The exercise »
Write the material out again in full, word for word. Do not include the pictures.

Information provided »

────

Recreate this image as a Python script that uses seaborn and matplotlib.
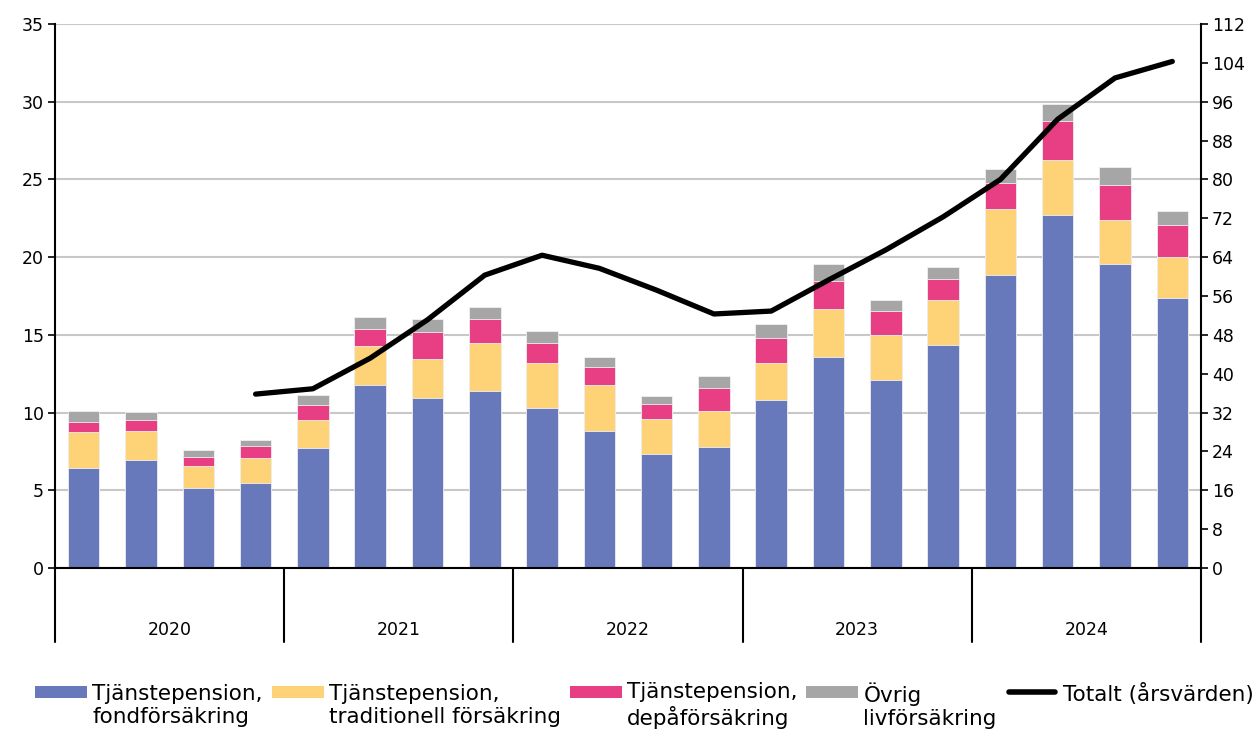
import numpy as np
import pandas as pd
import seaborn as sns
import matplotlib.pyplot as plt
from matplotlib.patches import Patch, Rectangle
from matplotlib.lines import Line2D
from matplotlib.legend_handler import HandlerBase

# Quarterly premiums (bn SEK), 2020 Q1 - 2024 Q4
quarters = [f"{y}K{q}" for y in range(2020, 2025) for q in range(1, 5)]
years = ["2020", "2021", "2022", "2023", "2024"]

fond = [6.45, 6.95, 5.15, 5.47, 7.74, 11.78, 10.92, 11.41, 10.27, 8.81,
        7.36, 7.77, 10.81, 13.6, 12.08, 14.37, 18.86, 22.74, 19.53, 17.4]
trad = [2.32, 1.86, 1.39, 1.63, 1.8, 2.5, 2.55, 3.07, 2.94, 2.97,
        2.25, 2.35, 2.4, 3.07, 2.89, 2.9, 4.21, 3.53, 2.84, 2.59]
depa = [0.64, 0.73, 0.6, 0.77, 0.93, 1.12, 1.73, 1.56, 1.29, 1.15,
        0.96, 1.48, 1.61, 1.8, 1.55, 1.31, 1.73, 2.5, 2.26, 2.06]
ovrig = [0.69, 0.48, 0.43, 0.34, 0.68, 0.75, 0.8, 0.77, 0.75, 0.63,
         0.52, 0.73, 0.88, 1.09, 0.73, 0.81, 0.89, 1.09, 1.15, 0.92]

# Annual totals (right axis), from 2020 Q4
total = [35.8, 36.9, 43.2, 51.1, 60.3, 64.4, 61.7, 57.2, 52.3, 52.9,
         59.3, 65.5, 72.3, 80.0, 92.4, 100.9, 104.3]

colors = ["#6779BA", "#FED377", "#E83E84", "#A6A6A6"]
labels = ["Tjänstepension,\nfondförsäkring",
          "Tjänstepension,\ntraditionell försäkring",
          "Tjänstepension,\ndepåförsäkring",
          "Övrig\nlivförsäkring",
          "Totalt (årsvärden)\n "]

df = pd.DataFrame({"kvartal": quarters, "fond": fond, "trad": trad,
                   "depa": depa, "ovrig": ovrig})
cum = df[["fond", "trad", "depa", "ovrig"]].cumsum(axis=1)


# legend handles sitting on the first text line
class TopPatch(HandlerBase):
    def create_artists(self, legend, orig_handle, xdescent, ydescent,
                       width, height, fontsize, trans):
        r = Rectangle((-xdescent, 0.70 * fontsize), width, 0.56 * fontsize,
                      facecolor=orig_handle.get_facecolor(), edgecolor="none",
                      transform=trans)
        return [r]


class TopLine(HandlerBase):
    def create_artists(self, legend, orig_handle, xdescent, ydescent,
                       width, height, fontsize, trans):
        y = 0.98 * fontsize
        l = Line2D([-xdescent + 2, -xdescent + width - 2], [y, y],
                   color="black", linewidth=4, solid_capstyle="round",
                   transform=trans)
        return [l]


sns.set_style("white")
plt.rcParams["font.family"] = ["DejaVu Sans"]
plt.rcParams["text.color"] = "black"
plt.rcParams["ytick.color"] = "black"
plt.rcParams["xtick.color"] = "black"

fig, ax = plt.subplots(figsize=(12.57, 7.29), dpi=100)
fig.subplots_adjust(left=0.0438, right=0.9554, top=0.967, bottom=0.2209)

ax.set_axisbelow(True)
ax.yaxis.grid(True, color="#C8C8C8", linewidth=1.5)

# stacked bars: draw cumulative layers from top to bottom
for col, c in zip(["ovrig", "depa", "trad", "fond"], colors[::-1]):
    sns.barplot(x=df["kvartal"], y=cum[col], color=c, saturation=1,
                width=0.55, edgecolor="#F0F0F0", linewidth=0.6, ax=ax)

ax.set_ylim(0, 35)
ax.set_yticks(np.arange(0, 36, 5))
ax.set_xlim(-0.5, 19.5)
ax.set_xlabel("")
ax.set_ylabel("")
ax.tick_params(axis="x", length=0, labelbottom=False)
ax.tick_params(axis="y", length=5, width=1.2, color="black", labelcolor="black",
               labelsize=12.5, pad=3, left=True)

for s in ["left", "bottom"]:
    ax.spines[s].set_color("black")
    ax.spines[s].set_linewidth(1.5)
ax.spines["top"].set_visible(False)
ax.spines["right"].set_visible(False)

# year separators and labels below the axis
for i in range(6):
    xb = -0.5 + 4 * i
    ax.add_line(Line2D([xb, xb], [0, -0.136], color="black", linewidth=1.5,
                       transform=ax.get_xaxis_transform(), clip_on=False))
for i, yr in enumerate(years):
    ax.text(1.5 + 4 * i, -0.114, yr, transform=ax.get_xaxis_transform(),
            ha="center", va="center", fontsize=12.5, color="black")

ax2 = ax.twinx()
sns.lineplot(x=np.arange(3, 20), y=total, color="black", linewidth=3.8, ax=ax2)
ax2.set_ylim(0, 112)
ax2.set_yticks(np.arange(0, 113, 8))
ax2.set_xlim(-0.5, 19.5)
ax2.set_ylabel("")
ax2.tick_params(axis="y", length=5, width=1.2, color="black", labelcolor="black",
                labelsize=12.5, pad=3, right=True)
for s in ["top", "left", "bottom"]:
    ax2.spines[s].set_visible(False)
ax2.spines["right"].set_color("black")
ax2.spines["right"].set_linewidth(1.5)

handles = [Patch(facecolor=c) for c in colors]
line_handle = Line2D([0], [0], color="black")
handles.append(line_handle)
hmap = {h: TopPatch() for h in handles[:4]}
hmap[line_handle] = TopLine()
fig.legend(handles, labels, loc="upper left", handler_map=hmap,
           bbox_to_anchor=(35 / 1257, 1 - 682 / 729), ncol=5, frameon=False,
           fontsize=15.5, handlelength=2.42, handleheight=0.7,
           handletextpad=0.23, columnspacing=0.42, borderpad=0,
           borderaxespad=0, labelcolor="black")

fig.savefig("out.png", dpi=100)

────

Answer in full »
Recreate this image as a Python script that uses seaborn and matplotlib.
import numpy as np
import pandas as pd
import seaborn as sns
import matplotlib.pyplot as plt
from matplotlib.patches import Patch, Rectangle
from matplotlib.lines import Line2D
from matplotlib.legend_handler import HandlerBase

# Quarterly premiums (bn SEK), 2020 Q1 - 2024 Q4
quarters = [f"{y}K{q}" for y in range(2020, 2025) for q in range(1, 5)]
years = ["2020", "2021", "2022", "2023", "2024"]

fond = [6.45, 6.95, 5.15, 5.47, 7.74, 11.78, 10.92, 11.41, 10.27, 8.81,
        7.36, 7.77, 10.81, 13.6, 12.08, 14.37, 18.86, 22.74, 19.53, 17.4]
trad = [2.32, 1.86, 1.39, 1.63, 1.8, 2.5, 2.55, 3.07, 2.94, 2.97,
        2.25, 2.35, 2.4, 3.07, 2.89, 2.9, 4.21, 3.53, 2.84, 2.59]
depa = [0.64, 0.73, 0.6, 0.77, 0.93, 1.12, 1.73, 1.56, 1.29, 1.15,
        0.96, 1.48, 1.61, 1.8, 1.55, 1.31, 1.73, 2.5, 2.26, 2.06]
ovrig = [0.69, 0.48, 0.43, 0.34, 0.68, 0.75, 0.8, 0.77, 0.75, 0.63,
         0.52, 0.73, 0.88, 1.09, 0.73, 0.81, 0.89, 1.09, 1.15, 0.92]

# Annual totals (right axis), from 2020 Q4
total = [35.8, 36.9, 43.2, 51.1, 60.3, 64.4, 61.7, 57.2, 52.3, 52.9,
         59.3, 65.5, 72.3, 80.0, 92.4, 100.9, 104.3]

colors = ["#6779BA", "#FED377", "#E83E84", "#A6A6A6"]
labels = ["Tjänstepension,\nfondförsäkring",
          "Tjänstepension,\ntraditionell försäkring",
          "Tjänstepension,\ndepåförsäkring",
          "Övrig\nlivförsäkring",
          "Totalt (årsvärden)\n "]

df = pd.DataFrame({"kvartal": quarters, "fond": fond, "trad": trad,
                   "depa": depa, "ovrig": ovrig})
cum = df[["fond", "trad", "depa", "ovrig"]].cumsum(axis=1)


# legend handles sitting on the first text line
class TopPatch(HandlerBase):
    def create_artists(self, legend, orig_handle, xdescent, ydescent,
                       width, height, fontsize, trans):
        r = Rectangle((-xdescent, 0.70 * fontsize), width, 0.56 * fontsize,
                      facecolor=orig_handle.get_facecolor(), edgecolor="none",
                      transform=trans)
        return [r]


class TopLine(HandlerBase):
    def create_artists(self, legend, orig_handle, xdescent, ydescent,
                       width, height, fontsize, trans):
        y = 0.98 * fontsize
        l = Line2D([-xdescent + 2, -xdescent + width - 2], [y, y],
                   color="black", linewidth=4, solid_capstyle="round",
                   transform=trans)
        return [l]


sns.set_style("white")
plt.rcParams["font.family"] = ["DejaVu Sans"]
plt.rcParams["text.color"] = "black"
plt.rcParams["ytick.color"] = "black"
plt.rcParams["xtick.color"] = "black"

fig, ax = plt.subplots(figsize=(12.57, 7.29), dpi=100)
fig.subplots_adjust(left=0.0438, right=0.9554, top=0.967, bottom=0.2209)

ax.set_axisbelow(True)
ax.yaxis.grid(True, color="#C8C8C8", linewidth=1.5)

# stacked bars: draw cumulative layers from top to bottom
for col, c in zip(["ovrig", "depa", "trad", "fond"], colors[::-1]):
    sns.barplot(x=df["kvartal"], y=cum[col], color=c, saturation=1,
                width=0.55, edgecolor="#F0F0F0", linewidth=0.6, ax=ax)

ax.set_ylim(0, 35)
ax.set_yticks(np.arange(0, 36, 5))
ax.set_xlim(-0.5, 19.5)
ax.set_xlabel("")
ax.set_ylabel("")
ax.tick_params(axis="x", length=0, labelbottom=False)
ax.tick_params(axis="y", length=5, width=1.2, color="black", labelcolor="black",
               labelsize=12.5, pad=3, left=True)

for s in ["left", "bottom"]:
    ax.spines[s].set_color("black")
    ax.spines[s].set_linewidth(1.5)
ax.spines["top"].set_visible(False)
ax.spines["right"].set_visible(False)

# year separators and labels below the axis
for i in range(6):
    xb = -0.5 + 4 * i
    ax.add_line(Line2D([xb, xb], [0, -0.136], color="black", linewidth=1.5,
                       transform=ax.get_xaxis_transform(), clip_on=False))
for i, yr in enumerate(years):
    ax.text(1.5 + 4 * i, -0.114, yr, transform=ax.get_xaxis_transform(),
            ha="center", va="center", fontsize=12.5, color="black")

ax2 = ax.twinx()
sns.lineplot(x=np.arange(3, 20), y=total, color="black", linewidth=3.8, ax=ax2)
ax2.set_ylim(0, 112)
ax2.set_yticks(np.arange(0, 113, 8))
ax2.set_xlim(-0.5, 19.5)
ax2.set_ylabel("")
ax2.tick_params(axis="y", length=5, width=1.2, color="black", labelcolor="black",
                labelsize=12.5, pad=3, right=True)
for s in ["top", "left", "bottom"]:
    ax2.spines[s].set_visible(False)
ax2.spines["right"].set_color("black")
ax2.spines["right"].set_linewidth(1.5)

handles = [Patch(facecolor=c) for c in colors]
line_handle = Line2D([0], [0], color="black")
handles.append(line_handle)
hmap = {h: TopPatch() for h in handles[:4]}
hmap[line_handle] = TopLine()
fig.legend(handles, labels, loc="upper left", handler_map=hmap,
           bbox_to_anchor=(35 / 1257, 1 - 682 / 729), ncol=5, frameon=False,
           fontsize=15.5, handlelength=2.42, handleheight=0.7,
           handletextpad=0.23, columnspacing=0.42, borderpad=0,
           borderaxespad=0, labelcolor="black")

fig.savefig("out.png", dpi=100)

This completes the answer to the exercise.